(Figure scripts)

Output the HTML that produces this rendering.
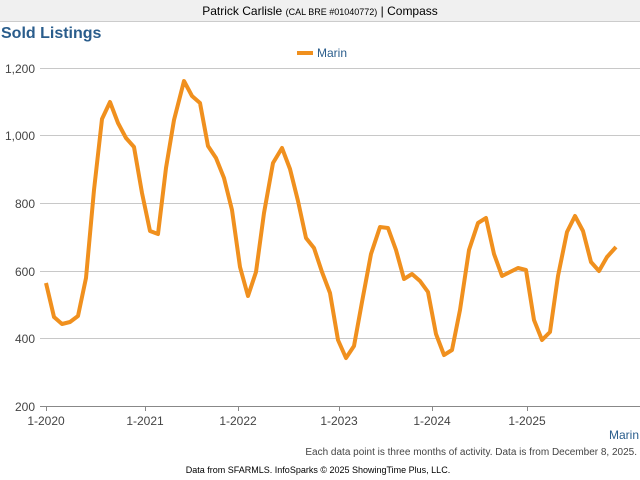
<!DOCTYPE html>
<html><head><style>
body{margin:0;width:640px;height:480px;background:#fff;font-family:"Liberation Sans",sans-serif;overflow:hidden;position:relative}
.hdr{position:absolute;left:0;top:0;width:640px;height:21px;background:#f0f0f0;border-bottom:1px solid #ccc;text-align:center;font-size:12px;line-height:22px;color:#000}
.hdr small{font-size:9px}
.t{position:absolute;left:1px;top:25px;font-size:16px;font-weight:bold;color:#2a5d8c}
</style></head><body>
<div class="hdr">Patrick Carlisle <small>(CAL BRE #01040772)</small> | Compass</div>
<div class="t">Sold Listings</div>
<svg width="640" height="480" style="position:absolute;left:0;top:0" font-family="Liberation Sans, sans-serif">
<g stroke="#c8c8c8" stroke-width="1">
<line x1="40" x2="640" y1="68.5" y2="68.5"/><line x1="40" x2="640" y1="135.5" y2="135.5"/>
<line x1="40" x2="640" y1="203.5" y2="203.5"/><line x1="40" x2="640" y1="271.5" y2="271.5"/>
<line x1="40" x2="640" y1="338.5" y2="338.5"/>
</g>
<line x1="40" x2="640" y1="406.5" y2="406.5" stroke="#888"/>
<g stroke="#888"><line x1="46.5" x2="46.5" y1="406" y2="411"/><line x1="145.5" x2="145.5" y1="406" y2="411"/><line x1="238.5" x2="238.5" y1="406" y2="411"/><line x1="339.5" x2="339.5" y1="406" y2="411"/><line x1="432.5" x2="432.5" y1="406" y2="411"/><line x1="527.5" x2="527.5" y1="406" y2="411"/></g>
<g font-size="12" fill="#444" text-anchor="end">
<text x="35" y="73">1,200</text><text x="35" y="140">1,000</text><text x="35" y="208">800</text><text x="35" y="276">600</text><text x="35" y="343">400</text><text x="35" y="411">200</text>
</g>
<g font-size="12" fill="#444" text-anchor="middle">
<text x="46" y="425">1-2020</text><text x="145" y="425">1-2021</text><text x="238" y="425">1-2022</text><text x="339" y="425">1-2023</text><text x="432" y="425">1-2024</text><text x="527" y="425">1-2025</text>
</g>
<text x="639" y="439" font-size="12" fill="#2a5d8c" text-anchor="end">Marin</text>
<text x="637" y="455" font-size="10" fill="#444" text-anchor="end">Each data point is three months of activity. Data is from December 8, 2025.</text>
<text x="318" y="473" font-size="9" fill="#000" text-anchor="middle">Data from SFARMLS. InfoSparks © 2025 ShowingTime Plus, LLC.</text>
<line x1="297" x2="313" y1="53" y2="53" stroke="#f0901e" stroke-width="4"/>
<text x="317" y="57" font-size="12" fill="#2a5d8c">Marin</text>
<polyline fill="none" stroke="#f0901e" stroke-width="4" stroke-linejoin="round" points="46,283 54,317 62,324 70,322 78,316 86,278 94,190 102,119 110,102 118,123 126,138 134,147 142,193 150,231 158,234 166,168 174,120 184,81 192,96 200,103 208,146 216,158 224,178 232,210 240,267 248,296 256,272 264,213 273,163 282,148 290,169 298,201 306,238 314,248 322,272 330,293 338,340 346,358 354,346 362,302 371,254 380,227 388,228 396,250 404,279 412,274 420,281 428,292 436,334 444,355 452,350 460,310 469,250 478,223 486,218 494,254 502,276 510,272 518,268 526,270 534,320 542,340 550,332 558,276 567,232 575,216 583,231 591,262 599,271 607,257 616,247"/>
</svg>
</body></html>
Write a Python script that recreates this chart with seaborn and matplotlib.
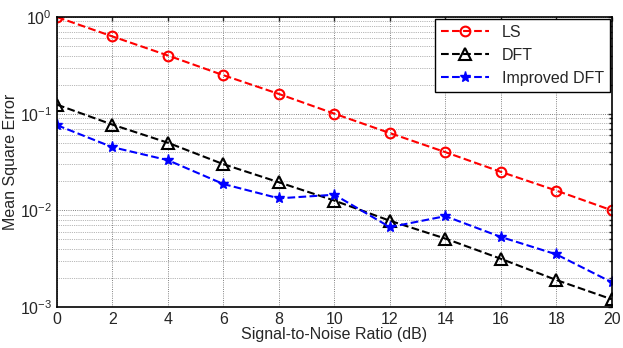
import matplotlib
matplotlib.use("Agg")
import matplotlib.pyplot as plt
import seaborn as sns
import pandas as pd
from matplotlib.ticker import LogLocator, NullFormatter

snr = [0, 2, 4, 6, 8, 10, 12, 14, 16, 18, 20]
ls = [1.0, 0.63, 0.40, 0.25, 0.16, 0.10, 0.063, 0.040, 0.025, 0.016, 0.010]
dft = [0.124, 0.077, 0.050, 0.030, 0.0195, 0.0126, 0.0078, 0.0051, 0.00315, 0.0019, 0.0012]
imp = [0.076, 0.045, 0.033, 0.0187, 0.0133, 0.0145, 0.0067, 0.0087, 0.0053, 0.0035, 0.0018]
labels = ["LS", "DFT", "Improved DFT"]
xticks = [0, 2, 4, 6, 8, 10, 12, 14, 16, 18, 20]

sns.set_style("white")
plt.rcParams['font.family'] = ['Liberation Sans', 'DejaVu Sans']

fig = plt.figure(figsize=(6.23, 3.48), dpi=100)
ax = fig.add_axes([0.0915, 0.118, 0.8905, 0.833])

styles = [
    dict(color="red", marker="o", markersize=7, markerfacecolor="none", markeredgecolor="red", markeredgewidth=1.5),
    dict(color="black", marker="^", markersize=8, markerfacecolor="none", markeredgecolor="black", markeredgewidth=1.5),
    dict(color="blue", marker="*", markersize=8, markerfacecolor="blue", markeredgecolor="blue", markeredgewidth=1),
]
for y, lab, st in zip([ls, dft, imp], labels, styles):
    df = pd.DataFrame({"x": snr, "y": y})
    sns.lineplot(data=df, x="x", y="y", ax=ax, label=lab, linestyle="--", linewidth=1.5, **st)

ax.set_yscale("log")
ax.set_xlim(0, 20)
ax.set_ylim(1e-3, 1)
ax.set_xticks(xticks)
ax.yaxis.set_minor_locator(LogLocator(base=10, subs=range(2, 10)))
ax.yaxis.set_minor_formatter(NullFormatter())
ax.grid(True, which="major", color="0.35", linestyle=":", linewidth=0.6)
ax.grid(True, which="minor", axis="y", color="0.45", linestyle=":", linewidth=0.5)
ax.tick_params(axis="both", which="both", direction="in", labelsize=11.5, top=True, right=True, length=3, width=1)
ax.tick_params(axis="y", which="minor", length=2)
for s in ax.spines.values():
    s.set_color("black")
    s.set_linewidth(1.2)
ax.set_xlabel("Signal-to-Noise Ratio (dB)", fontsize=11.5, labelpad=0)
ax.set_ylabel("Mean Square Error", fontsize=11.5, labelpad=1)
leg = ax.legend(loc="upper right", fontsize=11.5, frameon=True, fancybox=False, borderaxespad=0.1,
                handlelength=3.0, framealpha=1, edgecolor="black", borderpad=0.4, labelspacing=0.5)
leg.get_frame().set_linewidth(1)
fig.savefig("out.png", dpi=100)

What the task asks: Your first line is the one with "Write a Python", and your last is the one with "plt.rcParams['font.family'] = ['Liberation". Copy those and every line between them exactly, without any pictures.

Full solution:
Write a Python script that recreates this chart with seaborn and matplotlib.
import matplotlib
matplotlib.use("Agg")
import matplotlib.pyplot as plt
import seaborn as sns
import pandas as pd
from matplotlib.ticker import LogLocator, NullFormatter

snr = [0, 2, 4, 6, 8, 10, 12, 14, 16, 18, 20]
ls = [1.0, 0.63, 0.40, 0.25, 0.16, 0.10, 0.063, 0.040, 0.025, 0.016, 0.010]
dft = [0.124, 0.077, 0.050, 0.030, 0.0195, 0.0126, 0.0078, 0.0051, 0.00315, 0.0019, 0.0012]
imp = [0.076, 0.045, 0.033, 0.0187, 0.0133, 0.0145, 0.0067, 0.0087, 0.0053, 0.0035, 0.0018]
labels = ["LS", "DFT", "Improved DFT"]
xticks = [0, 2, 4, 6, 8, 10, 12, 14, 16, 18, 20]

sns.set_style("white")
plt.rcParams['font.family'] = ['Liberation Sans', 'DejaVu Sans']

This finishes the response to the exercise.